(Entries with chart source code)
::::::::::

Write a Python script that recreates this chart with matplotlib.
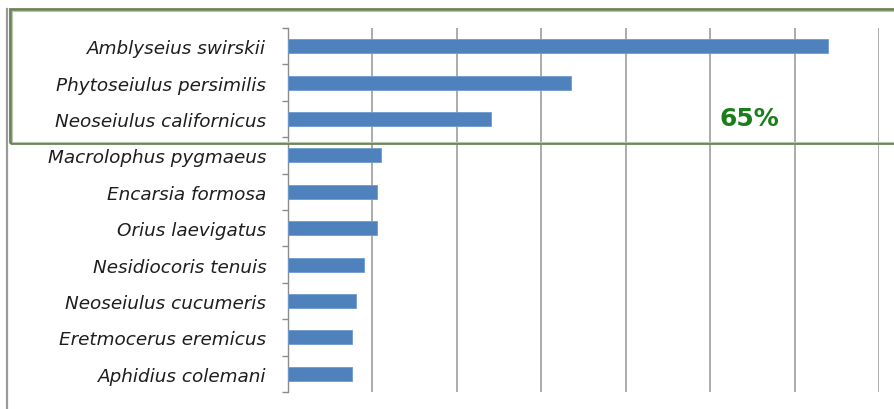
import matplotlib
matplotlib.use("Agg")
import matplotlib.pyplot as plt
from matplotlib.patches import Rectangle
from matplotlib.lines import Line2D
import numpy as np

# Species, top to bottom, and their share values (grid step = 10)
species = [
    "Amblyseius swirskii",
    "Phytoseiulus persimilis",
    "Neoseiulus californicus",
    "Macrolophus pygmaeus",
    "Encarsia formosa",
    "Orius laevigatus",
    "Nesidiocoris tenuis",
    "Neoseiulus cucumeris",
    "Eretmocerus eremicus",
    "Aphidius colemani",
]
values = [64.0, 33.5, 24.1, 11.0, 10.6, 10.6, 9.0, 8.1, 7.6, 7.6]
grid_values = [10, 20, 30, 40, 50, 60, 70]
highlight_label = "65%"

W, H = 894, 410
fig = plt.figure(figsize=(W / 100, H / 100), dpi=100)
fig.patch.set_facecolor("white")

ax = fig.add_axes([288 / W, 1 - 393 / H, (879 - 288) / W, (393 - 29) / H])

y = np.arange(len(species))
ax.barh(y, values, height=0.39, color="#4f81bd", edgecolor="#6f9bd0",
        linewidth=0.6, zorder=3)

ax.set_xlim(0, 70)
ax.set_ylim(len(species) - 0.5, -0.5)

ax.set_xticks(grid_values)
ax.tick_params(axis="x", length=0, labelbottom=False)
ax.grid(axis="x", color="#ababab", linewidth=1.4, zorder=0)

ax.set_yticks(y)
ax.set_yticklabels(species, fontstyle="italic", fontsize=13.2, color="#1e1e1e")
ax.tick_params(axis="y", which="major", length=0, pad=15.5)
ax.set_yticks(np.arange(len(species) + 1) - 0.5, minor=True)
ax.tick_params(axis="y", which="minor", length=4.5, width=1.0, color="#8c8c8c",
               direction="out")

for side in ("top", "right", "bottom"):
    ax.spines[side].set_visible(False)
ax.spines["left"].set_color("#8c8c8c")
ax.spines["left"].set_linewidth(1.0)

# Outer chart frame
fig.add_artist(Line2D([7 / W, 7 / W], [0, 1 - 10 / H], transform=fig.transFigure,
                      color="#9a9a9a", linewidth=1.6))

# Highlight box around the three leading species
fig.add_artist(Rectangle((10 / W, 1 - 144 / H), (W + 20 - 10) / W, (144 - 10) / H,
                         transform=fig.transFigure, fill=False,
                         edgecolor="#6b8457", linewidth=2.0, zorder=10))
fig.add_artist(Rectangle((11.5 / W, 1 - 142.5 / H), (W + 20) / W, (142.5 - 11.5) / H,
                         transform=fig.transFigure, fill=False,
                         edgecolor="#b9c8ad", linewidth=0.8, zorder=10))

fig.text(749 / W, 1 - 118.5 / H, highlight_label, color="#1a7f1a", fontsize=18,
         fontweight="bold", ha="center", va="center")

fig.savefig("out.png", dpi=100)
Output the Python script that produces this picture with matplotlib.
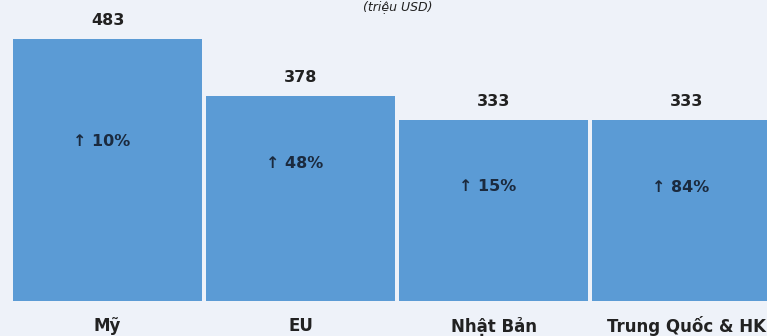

::::::::::

— PROBLEM DESCRIPTION —
Return the lines of the records that include the string "Python".

— SOLUTION TO THIS PROBLEM —
Write a Python script that recreates this chart with matplotlib.
Output the Python script that produces this picture with matplotlib.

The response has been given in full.